Concepts

Center-Boundary Model

The Center-Boundary Model organizes cognitive systems, providing a disciplined structure where the center holds meaning, purpose, and focus, while the boundary protects validity, constraints, and transition limits.

Identity

This concept frames the center-boundary division as a logical architecture rather than a metaphysical assertion. It ensures that system focus remains distinct from boundary protection, supporting clear modular design.

Why it matters

Without a clean separation between the center (meaning) and the boundary (validation), systems mix core business/cognitive goals with implementation limits, leading to fragile architectures and unverified state drift.

Core distinction

The Center-Boundary Model is an abstract logical structure, not a general worldview claim or philosophical treatise. It outlines how components partition authority and validation without overclaiming system intelligence.

Structural role

Within the MoM meta-architecture, this model governs how individual mandala nodes are bounded.
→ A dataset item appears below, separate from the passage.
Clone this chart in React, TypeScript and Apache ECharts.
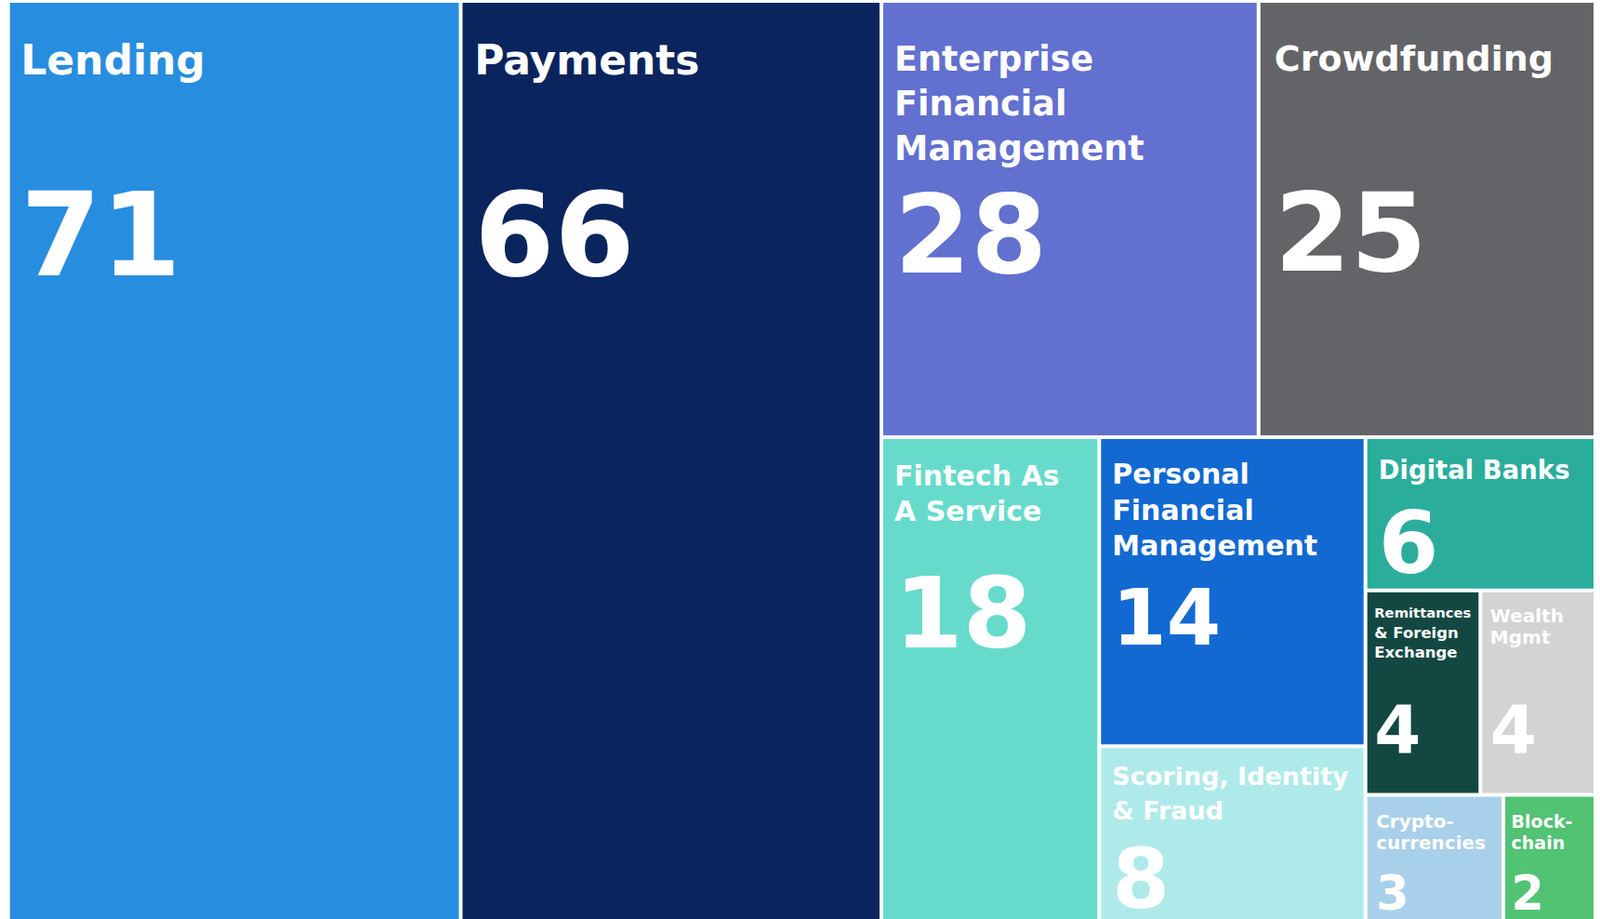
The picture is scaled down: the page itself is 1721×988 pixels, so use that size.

The node's core outputs (center) are exposed only if they pass the boundary's active constraint validation.

Failure modes

These are the structural problems that appear when the concept is ignored, collapsed, hidden, or misapplied.

  • boundary constraint leak
  • meaning dilution at center
  • unverified output emission
  • metaphysical scope creep

Related concepts

Minimal links that deepen the distinction without turning this page into a dense graph.

Canonical restraint

Every cognitive component must partition its core meaning from its boundary validation, emitting no state changes that bypass constraint evaluation.